───── Source material
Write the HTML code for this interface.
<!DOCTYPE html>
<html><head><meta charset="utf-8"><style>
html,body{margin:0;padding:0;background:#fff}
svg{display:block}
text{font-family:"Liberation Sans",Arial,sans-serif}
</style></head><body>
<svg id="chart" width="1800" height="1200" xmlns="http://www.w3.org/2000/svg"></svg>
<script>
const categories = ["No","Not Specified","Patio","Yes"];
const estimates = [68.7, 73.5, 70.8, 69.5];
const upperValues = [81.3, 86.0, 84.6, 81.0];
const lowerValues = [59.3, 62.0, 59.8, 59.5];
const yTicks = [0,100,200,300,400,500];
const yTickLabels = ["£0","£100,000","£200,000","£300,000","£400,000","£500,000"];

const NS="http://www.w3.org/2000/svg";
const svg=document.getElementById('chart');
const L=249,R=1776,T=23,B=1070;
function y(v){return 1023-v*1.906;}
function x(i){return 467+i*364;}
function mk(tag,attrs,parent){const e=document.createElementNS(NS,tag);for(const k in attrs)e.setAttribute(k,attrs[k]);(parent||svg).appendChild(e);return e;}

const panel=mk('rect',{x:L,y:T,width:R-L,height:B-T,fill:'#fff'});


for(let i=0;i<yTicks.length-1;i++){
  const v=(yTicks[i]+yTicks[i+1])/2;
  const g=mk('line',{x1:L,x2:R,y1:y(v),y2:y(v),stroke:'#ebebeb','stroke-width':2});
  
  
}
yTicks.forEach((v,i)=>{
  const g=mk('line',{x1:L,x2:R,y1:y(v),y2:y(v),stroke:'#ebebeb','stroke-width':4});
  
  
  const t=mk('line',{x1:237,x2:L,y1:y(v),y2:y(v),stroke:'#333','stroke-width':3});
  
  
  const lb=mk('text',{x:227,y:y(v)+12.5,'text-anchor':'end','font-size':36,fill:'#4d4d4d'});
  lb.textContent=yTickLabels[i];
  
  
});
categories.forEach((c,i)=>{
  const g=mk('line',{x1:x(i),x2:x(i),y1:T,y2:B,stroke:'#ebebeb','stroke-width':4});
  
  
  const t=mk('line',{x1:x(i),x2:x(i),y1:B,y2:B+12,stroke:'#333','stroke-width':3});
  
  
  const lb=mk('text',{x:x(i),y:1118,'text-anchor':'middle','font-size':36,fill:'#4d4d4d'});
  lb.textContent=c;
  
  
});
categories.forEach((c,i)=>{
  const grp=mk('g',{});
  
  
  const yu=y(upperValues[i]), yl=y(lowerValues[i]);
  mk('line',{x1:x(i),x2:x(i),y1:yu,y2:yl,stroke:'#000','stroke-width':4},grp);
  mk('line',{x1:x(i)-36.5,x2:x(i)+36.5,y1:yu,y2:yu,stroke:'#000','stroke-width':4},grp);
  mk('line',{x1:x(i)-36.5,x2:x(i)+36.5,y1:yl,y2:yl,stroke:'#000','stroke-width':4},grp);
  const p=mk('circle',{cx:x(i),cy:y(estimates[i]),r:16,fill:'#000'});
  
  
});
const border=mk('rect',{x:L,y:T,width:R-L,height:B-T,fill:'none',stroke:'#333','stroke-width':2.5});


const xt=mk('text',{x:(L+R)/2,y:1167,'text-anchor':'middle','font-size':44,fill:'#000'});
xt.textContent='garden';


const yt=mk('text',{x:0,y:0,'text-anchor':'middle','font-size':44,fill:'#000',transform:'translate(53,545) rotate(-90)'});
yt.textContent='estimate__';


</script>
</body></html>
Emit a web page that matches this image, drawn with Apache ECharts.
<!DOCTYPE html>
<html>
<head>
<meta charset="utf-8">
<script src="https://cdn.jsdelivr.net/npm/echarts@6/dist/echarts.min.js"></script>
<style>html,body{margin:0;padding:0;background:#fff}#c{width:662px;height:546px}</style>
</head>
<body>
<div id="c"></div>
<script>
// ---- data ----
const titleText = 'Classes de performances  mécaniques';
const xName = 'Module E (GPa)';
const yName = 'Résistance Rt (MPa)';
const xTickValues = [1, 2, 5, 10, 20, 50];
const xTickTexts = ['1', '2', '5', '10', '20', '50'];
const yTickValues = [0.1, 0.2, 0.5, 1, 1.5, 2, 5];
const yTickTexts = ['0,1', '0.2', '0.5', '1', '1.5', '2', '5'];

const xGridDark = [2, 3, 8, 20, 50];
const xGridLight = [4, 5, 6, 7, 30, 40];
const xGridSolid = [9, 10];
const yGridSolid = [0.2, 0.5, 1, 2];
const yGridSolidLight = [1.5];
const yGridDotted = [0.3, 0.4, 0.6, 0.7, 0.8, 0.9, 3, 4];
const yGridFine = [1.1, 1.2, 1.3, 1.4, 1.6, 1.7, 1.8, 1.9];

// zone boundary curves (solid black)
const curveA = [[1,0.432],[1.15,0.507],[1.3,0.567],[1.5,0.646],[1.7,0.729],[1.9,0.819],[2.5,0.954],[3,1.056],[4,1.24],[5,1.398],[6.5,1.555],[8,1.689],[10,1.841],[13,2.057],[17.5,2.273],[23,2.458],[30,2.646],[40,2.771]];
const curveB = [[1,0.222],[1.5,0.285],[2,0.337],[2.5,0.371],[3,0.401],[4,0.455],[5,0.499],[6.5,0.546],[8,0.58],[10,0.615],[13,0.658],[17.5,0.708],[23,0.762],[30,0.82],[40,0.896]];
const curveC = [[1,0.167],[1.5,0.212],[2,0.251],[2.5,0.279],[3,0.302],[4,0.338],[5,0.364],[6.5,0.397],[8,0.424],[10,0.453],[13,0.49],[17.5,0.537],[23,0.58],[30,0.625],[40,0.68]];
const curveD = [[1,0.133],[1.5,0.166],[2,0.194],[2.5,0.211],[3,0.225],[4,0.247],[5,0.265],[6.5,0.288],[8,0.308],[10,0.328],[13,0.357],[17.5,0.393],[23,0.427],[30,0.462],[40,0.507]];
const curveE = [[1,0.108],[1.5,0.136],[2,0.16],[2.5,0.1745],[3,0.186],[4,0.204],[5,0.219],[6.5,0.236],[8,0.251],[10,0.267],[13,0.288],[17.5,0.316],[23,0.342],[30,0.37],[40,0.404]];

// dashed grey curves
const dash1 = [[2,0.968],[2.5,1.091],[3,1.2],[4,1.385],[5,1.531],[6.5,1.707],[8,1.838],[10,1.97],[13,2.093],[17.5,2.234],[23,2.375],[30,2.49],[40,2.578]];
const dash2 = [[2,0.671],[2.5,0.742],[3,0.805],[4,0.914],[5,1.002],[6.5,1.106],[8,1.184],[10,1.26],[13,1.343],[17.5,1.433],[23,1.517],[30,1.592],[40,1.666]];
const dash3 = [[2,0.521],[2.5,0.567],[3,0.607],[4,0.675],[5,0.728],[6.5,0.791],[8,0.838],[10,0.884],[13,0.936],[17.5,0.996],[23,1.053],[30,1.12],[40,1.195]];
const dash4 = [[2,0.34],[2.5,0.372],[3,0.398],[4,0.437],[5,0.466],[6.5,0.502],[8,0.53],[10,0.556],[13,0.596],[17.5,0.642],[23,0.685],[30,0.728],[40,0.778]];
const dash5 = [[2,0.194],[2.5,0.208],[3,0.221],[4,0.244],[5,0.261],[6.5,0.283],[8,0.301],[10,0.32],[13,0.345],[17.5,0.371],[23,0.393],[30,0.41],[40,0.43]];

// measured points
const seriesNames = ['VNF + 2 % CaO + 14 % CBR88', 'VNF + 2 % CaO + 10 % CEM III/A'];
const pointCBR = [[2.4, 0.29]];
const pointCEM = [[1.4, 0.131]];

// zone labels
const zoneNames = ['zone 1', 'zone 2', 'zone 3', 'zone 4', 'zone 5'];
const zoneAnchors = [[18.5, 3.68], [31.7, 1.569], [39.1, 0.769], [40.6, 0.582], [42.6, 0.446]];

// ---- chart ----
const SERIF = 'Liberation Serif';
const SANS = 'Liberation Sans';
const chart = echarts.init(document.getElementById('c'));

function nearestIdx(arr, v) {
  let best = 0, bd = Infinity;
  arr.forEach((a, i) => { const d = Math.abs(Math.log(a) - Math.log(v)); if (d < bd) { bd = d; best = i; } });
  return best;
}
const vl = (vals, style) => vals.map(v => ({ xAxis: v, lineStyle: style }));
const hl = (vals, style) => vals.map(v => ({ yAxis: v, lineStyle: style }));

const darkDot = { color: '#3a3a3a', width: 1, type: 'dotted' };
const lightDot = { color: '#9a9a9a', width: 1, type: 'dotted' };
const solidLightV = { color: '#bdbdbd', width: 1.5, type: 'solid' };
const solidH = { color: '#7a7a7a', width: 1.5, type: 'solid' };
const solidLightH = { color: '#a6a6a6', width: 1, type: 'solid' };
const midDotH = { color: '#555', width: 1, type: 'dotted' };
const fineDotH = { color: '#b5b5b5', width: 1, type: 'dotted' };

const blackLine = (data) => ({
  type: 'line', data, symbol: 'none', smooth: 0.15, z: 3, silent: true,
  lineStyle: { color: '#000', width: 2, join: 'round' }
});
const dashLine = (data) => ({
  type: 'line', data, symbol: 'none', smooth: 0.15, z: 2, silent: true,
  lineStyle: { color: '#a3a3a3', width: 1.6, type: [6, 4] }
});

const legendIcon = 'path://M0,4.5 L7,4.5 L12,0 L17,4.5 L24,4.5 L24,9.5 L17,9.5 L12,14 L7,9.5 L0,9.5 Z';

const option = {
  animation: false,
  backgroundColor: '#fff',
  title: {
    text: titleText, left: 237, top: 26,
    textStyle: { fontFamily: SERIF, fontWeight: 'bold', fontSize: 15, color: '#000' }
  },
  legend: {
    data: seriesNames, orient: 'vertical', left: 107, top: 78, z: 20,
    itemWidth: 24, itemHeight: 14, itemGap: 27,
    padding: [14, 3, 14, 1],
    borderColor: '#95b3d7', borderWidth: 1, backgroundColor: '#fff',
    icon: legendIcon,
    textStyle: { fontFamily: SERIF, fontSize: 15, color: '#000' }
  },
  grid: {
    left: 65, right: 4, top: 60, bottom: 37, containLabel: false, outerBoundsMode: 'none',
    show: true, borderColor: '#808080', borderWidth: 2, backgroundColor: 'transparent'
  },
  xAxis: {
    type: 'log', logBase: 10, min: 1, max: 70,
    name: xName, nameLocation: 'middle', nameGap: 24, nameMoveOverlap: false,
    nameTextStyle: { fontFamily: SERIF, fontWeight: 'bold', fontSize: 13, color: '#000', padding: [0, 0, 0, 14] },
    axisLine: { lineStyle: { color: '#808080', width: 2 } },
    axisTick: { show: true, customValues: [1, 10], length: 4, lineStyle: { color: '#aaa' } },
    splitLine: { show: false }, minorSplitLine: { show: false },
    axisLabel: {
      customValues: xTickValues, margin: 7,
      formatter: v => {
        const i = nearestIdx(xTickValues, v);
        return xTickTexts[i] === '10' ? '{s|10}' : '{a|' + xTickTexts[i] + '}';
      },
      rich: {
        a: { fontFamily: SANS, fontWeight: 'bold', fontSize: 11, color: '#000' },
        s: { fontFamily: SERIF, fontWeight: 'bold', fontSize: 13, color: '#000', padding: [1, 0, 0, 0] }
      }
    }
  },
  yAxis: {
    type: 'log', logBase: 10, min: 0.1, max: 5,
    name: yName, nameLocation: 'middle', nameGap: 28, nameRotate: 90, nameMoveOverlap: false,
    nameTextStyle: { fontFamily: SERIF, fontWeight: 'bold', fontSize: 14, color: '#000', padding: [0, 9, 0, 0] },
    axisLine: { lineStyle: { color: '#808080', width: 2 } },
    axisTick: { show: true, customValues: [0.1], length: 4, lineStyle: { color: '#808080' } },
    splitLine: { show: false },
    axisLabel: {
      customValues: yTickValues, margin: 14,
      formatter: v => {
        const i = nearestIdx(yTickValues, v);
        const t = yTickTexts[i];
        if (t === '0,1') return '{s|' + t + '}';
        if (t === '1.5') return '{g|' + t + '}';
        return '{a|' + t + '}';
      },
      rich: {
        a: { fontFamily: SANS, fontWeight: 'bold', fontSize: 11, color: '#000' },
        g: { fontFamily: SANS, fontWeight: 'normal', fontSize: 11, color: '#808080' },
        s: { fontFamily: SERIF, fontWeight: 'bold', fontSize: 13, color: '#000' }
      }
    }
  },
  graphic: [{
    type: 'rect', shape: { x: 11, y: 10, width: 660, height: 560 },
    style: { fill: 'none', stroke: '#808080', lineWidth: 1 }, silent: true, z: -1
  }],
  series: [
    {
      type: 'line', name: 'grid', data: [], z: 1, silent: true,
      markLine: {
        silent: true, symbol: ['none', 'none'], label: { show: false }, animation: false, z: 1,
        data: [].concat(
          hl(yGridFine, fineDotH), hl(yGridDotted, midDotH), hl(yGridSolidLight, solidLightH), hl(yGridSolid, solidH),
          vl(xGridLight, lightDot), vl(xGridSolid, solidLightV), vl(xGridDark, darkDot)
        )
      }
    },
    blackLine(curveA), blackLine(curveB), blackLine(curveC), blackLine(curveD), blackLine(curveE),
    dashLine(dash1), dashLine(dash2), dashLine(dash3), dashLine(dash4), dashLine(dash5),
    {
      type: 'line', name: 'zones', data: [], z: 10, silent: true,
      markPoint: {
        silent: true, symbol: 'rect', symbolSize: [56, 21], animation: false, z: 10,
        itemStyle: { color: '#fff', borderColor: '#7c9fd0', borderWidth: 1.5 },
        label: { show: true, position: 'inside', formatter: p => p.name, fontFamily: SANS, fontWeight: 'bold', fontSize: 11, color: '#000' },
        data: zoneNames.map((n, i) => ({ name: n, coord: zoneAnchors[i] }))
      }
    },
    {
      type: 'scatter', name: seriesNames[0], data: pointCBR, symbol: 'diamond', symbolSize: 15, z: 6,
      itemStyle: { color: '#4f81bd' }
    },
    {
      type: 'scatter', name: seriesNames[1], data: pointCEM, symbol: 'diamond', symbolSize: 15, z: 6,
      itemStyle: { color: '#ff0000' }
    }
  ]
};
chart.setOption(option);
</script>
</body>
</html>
──────────
Above are the records; from them, give again exactly the lines from the one containing "Emit a web page" through the one containing "const yTickTexts = ['0,1', '0.2', '0.5', '1', '1.5', '2', '5'];", both included.

• _Exercise solution_
Emit a web page that matches this image, drawn with Apache ECharts.
<!DOCTYPE html>
<html>
<head>
<meta charset="utf-8">
<script src="https://cdn.jsdelivr.net/npm/echarts@6/dist/echarts.min.js"></script>
<style>html,body{margin:0;padding:0;background:#fff}#c{width:662px;height:546px}</style>
</head>
<body>
<div id="c"></div>
<script>
// ---- data ----
const titleText = 'Classes de performances  mécaniques';
const xName = 'Module E (GPa)';
const yName = 'Résistance Rt (MPa)';
const xTickValues = [1, 2, 5, 10, 20, 50];
const xTickTexts = ['1', '2', '5', '10', '20', '50'];
const yTickValues = [0.1, 0.2, 0.5, 1, 1.5, 2, 5];
const yTickTexts = ['0,1', '0.2', '0.5', '1', '1.5', '2', '5'];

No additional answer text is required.